Türkiye Cumhuriyeti Anayasasına göre Türkiye Cumhuriyeti demokratik laik ve sosyal bir hukuk devletidir. Hukuk devletini yok edersiniz baskıcı bir dikta yönetimini getirirsiniz. Türkiye Cumhuriyeti şu anda hukuk devleti değildir. Darbe girişiminden sonra pek çok insan mağdur edildi. Bütün mağdurların sesi olmaya özen gösterdik. Gökhan Açıkollu, bir öğretmen...15 Temmuz'dan sonra bir ihbar üzerine tutuklanıyor. Ben bunu dile getirmişim. Hasta biri gözaltına alınabilir mi? Hastaysa insülini vereceksiniz. Nitekim adam öldü. Şimdi bu vatandaşın işkence sonucu öldüğü ortaya çıktı. İfadesi bile doğru dürüst alınmadı. Eşiyle arkadaşlarımız konuştu, Cenazesine verirken ,'Hainler mezarlığına gömülecekse vereceğiz' diyorlar. Binbir dil sonrası veriliyor. Mezarlığa defnedemedik bahçemize defnetmek zorunda kaldık diyor eşi. Yargılanmamış. Suçu belli değil. İşkence suçu hayatını kaybetmiş. Bir tek Allah'ın kulu çıkıp 'Bu ülkede adalet var' diyemez. Onlar da biliyor adalet yok.


"GÜNAYDIN RECEP BEY"


Erdoğan diyor ki 'Eğer bir ülkede halk ellerini semaya açar hale gelmişse oradaki yargıda sorun vardır.' Günaydın Recep bey. Eğer bir ülkede yargı gücünü siyasi otoriteden alıyorsa orada adalet zaten yoktur. Saray'ın bazı avukatları Saray adına talimat veriyorlar. Hangi çağda yaşıyoruz? Hangi adaletten bahsediyorsunuz?

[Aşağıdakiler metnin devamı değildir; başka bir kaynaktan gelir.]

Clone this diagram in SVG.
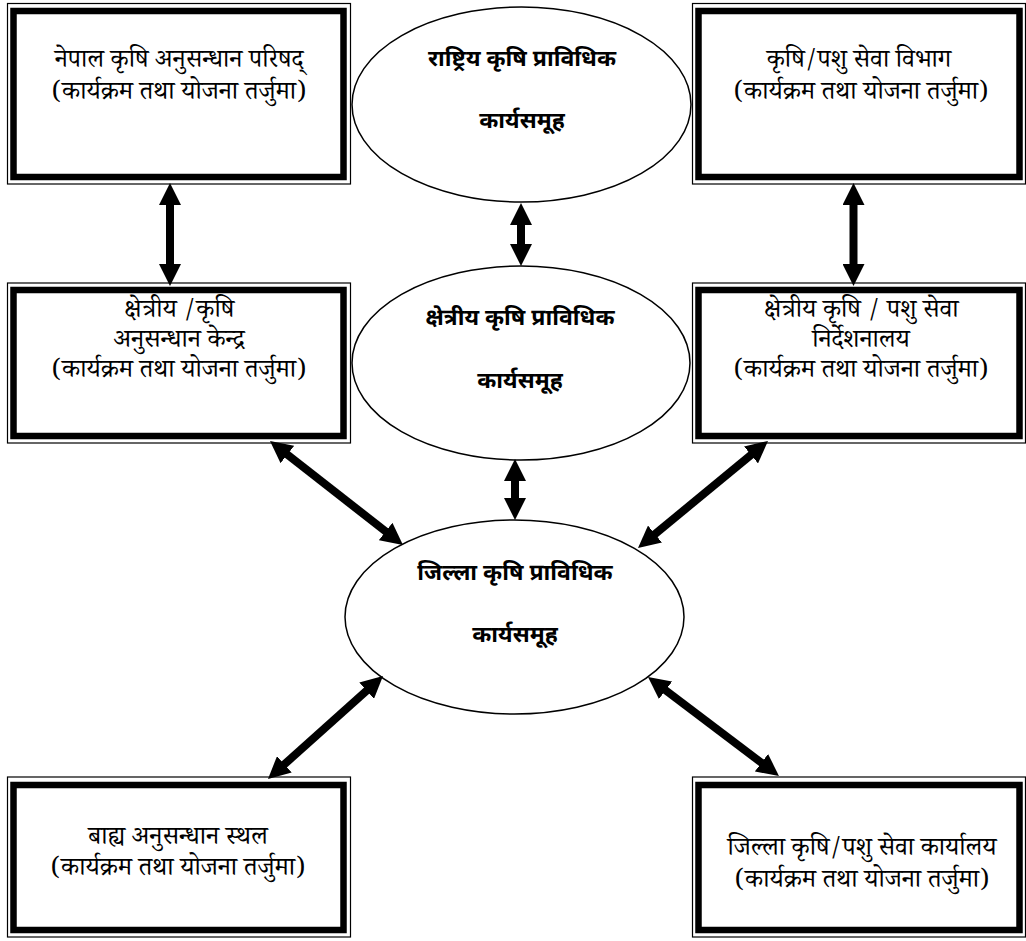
<svg xmlns="http://www.w3.org/2000/svg" width="1026" height="941" viewBox="0 0 1026 941">
<style>
.outer{fill:none;stroke:#000;stroke-width:1.2}
.inner{fill:#fff;stroke:#000;stroke-width:6.5}
.ell{fill:#fff;stroke:#000;stroke-width:1.5}
.bt{font-family:"Noto Serif Devanagari","Noto Sans Devanagari","Lohit Devanagari","Noto Sans",sans-serif;font-size:25.5px;text-anchor:middle;fill:#000}
.et{font-family:"Noto Sans Devanagari","Lohit Devanagari","Noto Sans",sans-serif;font-size:23px;font-weight:bold;text-anchor:middle;fill:#000}
.arr{stroke:#000;stroke-width:8;fill:none;marker-start:url(#ah);marker-end:url(#ah)}
</style>
<defs>
<marker id="ah" markerUnits="userSpaceOnUse" viewBox="0 0 22 22" markerWidth="22" markerHeight="22" refX="4" refY="11" orient="auto-start-reverse">
<path d="M0,0 L22,11 L0,22 z" fill="#000"/>
</marker>
</defs>
<rect width="1026" height="941" fill="#fff"/>

<g id="box-narc">
<rect class="outer" x="7.5" y="3.5" width="343" height="180.5"/>
<rect class="inner" x="13.5" y="11" width="330" height="166"/>
<text class="bt" x="179" y="67">नेपाल कृषि अनुसन्धान परिषद्</text>
<text class="bt" x="179" y="99">(कार्यक्रम तथा योजना तर्जुमा)</text>
</g>

<g id="box-dept">
<rect class="outer" x="692.5" y="3.5" width="333" height="180.5"/>
<rect class="inner" x="698.5" y="11" width="321" height="166"/>
<text class="bt" x="859" y="67">कृषि/पशु सेवा विभाग</text>
<text class="bt" x="861" y="99">(कार्यक्रम तथा योजना तर्जुमा)</text>
</g>

<g id="box-regional-research">
<rect class="outer" x="7.5" y="283" width="343" height="160"/>
<rect class="inner" x="13.5" y="290" width="330" height="146"/>
<text class="bt" x="179" y="317">क्षेत्रीय /कृषि</text>
<text class="bt" x="179" y="347">अनुसन्धान केन्द्र</text>
<text class="bt" x="179" y="377">(कार्यक्रम तथा योजना तर्जुमा)</text>
</g>

<g id="box-regional-directorate">
<rect class="outer" x="692.5" y="283" width="333" height="160"/>
<rect class="inner" x="698.5" y="290" width="321" height="146"/>
<text class="bt" x="861" y="317">क्षेत्रीय कृषि / पशु सेवा</text>
<text class="bt" x="861" y="347">निर्देशनालय</text>
<text class="bt" x="861" y="377">(कार्यक्रम तथा योजना तर्जुमा)</text>
</g>

<g id="box-outreach">
<rect class="outer" x="7.5" y="777" width="343" height="160"/>
<rect class="inner" x="13.5" y="785" width="330" height="145"/>
<text class="bt" x="178" y="844">बाह्य अनुसन्धान स्थल</text>
<text class="bt" x="178" y="875">(कार्यक्रम तथा योजना तर्जुमा)</text>
</g>

<g id="box-district-office">
<rect class="outer" x="692.5" y="777" width="333" height="160"/>
<rect class="inner" x="698.5" y="785" width="321" height="145"/>
<text class="bt" x="862" y="855">जिल्ला कृषि/पशु सेवा कार्यालय</text>
<text class="bt" x="862" y="887">(कार्यक्रम तथा योजना तर्जुमा)</text>
</g>

<g id="ell-national">
<ellipse class="ell" cx="521.5" cy="104.5" rx="169.5" ry="97.5"/>
<text class="et" x="522" y="66">राष्ट्रिय कृषि प्राविधिक</text>
<text class="et" x="522" y="128">कार्यसमूह</text>
</g>

<g id="ell-regional">
<ellipse class="ell" cx="521" cy="363" rx="169" ry="97"/>
<text class="et" x="520" y="325">क्षेत्रीय कृषि प्राविधिक</text>
<text class="et" x="520" y="388">कार्यसमूह</text>
</g>

<g id="ell-district">
<ellipse class="ell" cx="514.5" cy="617" rx="169.5" ry="97"/>
<text class="et" x="515" y="580">जिल्ला कृषि प्राविधिक</text>
<text class="et" x="515" y="642">कार्यसमूह</text>
</g>

<g id="connectors">
<line class="arr" x1="170" y1="201" x2="170" y2="268"/>
<line class="arr" x1="853.5" y1="201" x2="853.5" y2="268"/>
<line class="arr" x1="521" y1="221" x2="521" y2="248"/>
<line class="arr" x1="515" y1="477" x2="515" y2="502"/>
<line class="arr" x1="284.2" y1="452.1" x2="388.8" y2="533.9"/>
<line class="arr" x1="754.1" y1="452.4" x2="651.9" y2="536.6"/>
<line class="arr" x1="369.6" y1="688" x2="281.4" y2="767"/>
<line class="arr" x1="662.4" y1="687.9" x2="764.6" y2="765.1"/>
</g>
</svg>
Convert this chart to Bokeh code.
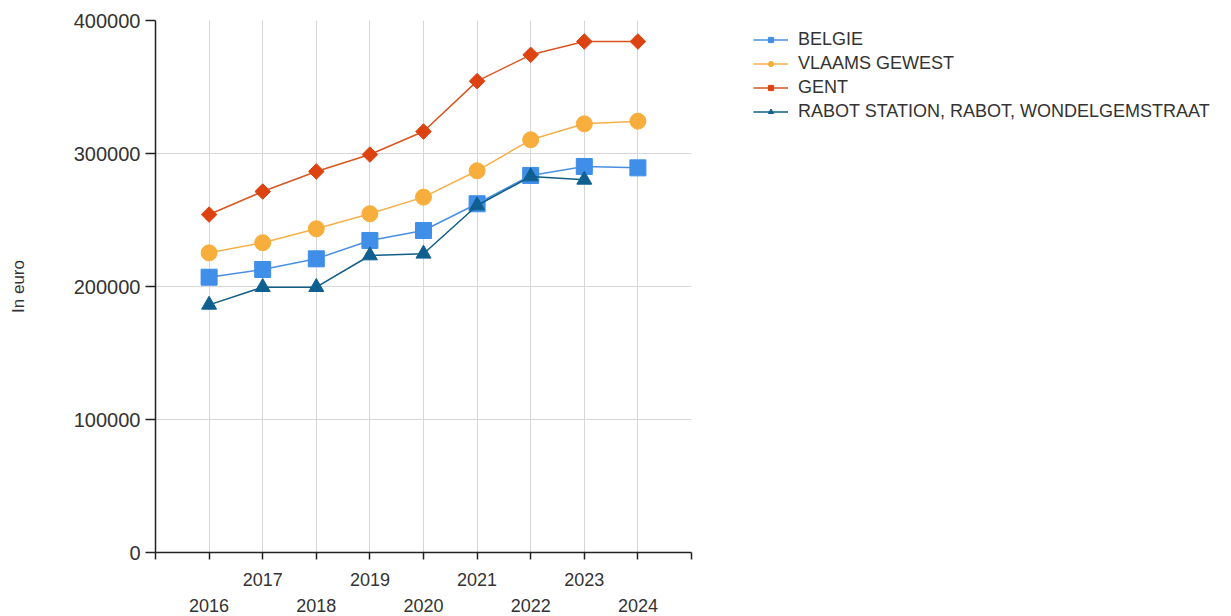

"HÜKÜMETİN AR DAMARI PATLAMIŞ"


İktidar yargı kararlarını da takmıyor. En somutu Salih Müslim örneği...Terör örgütü kararı çıktıktan sonra siz Türkiye'ye davet ediyorsunuz. Ağırladılar, yemek ısmarladılar gönderdiler şimdi Avrupa'dan istiyorlar. Avrupa sormaz mı sizdeydi mahkeme kararını neden tanımadınız? Ar damarı patlamış hükümetin Türkiye'yi getirdiği nokta budur.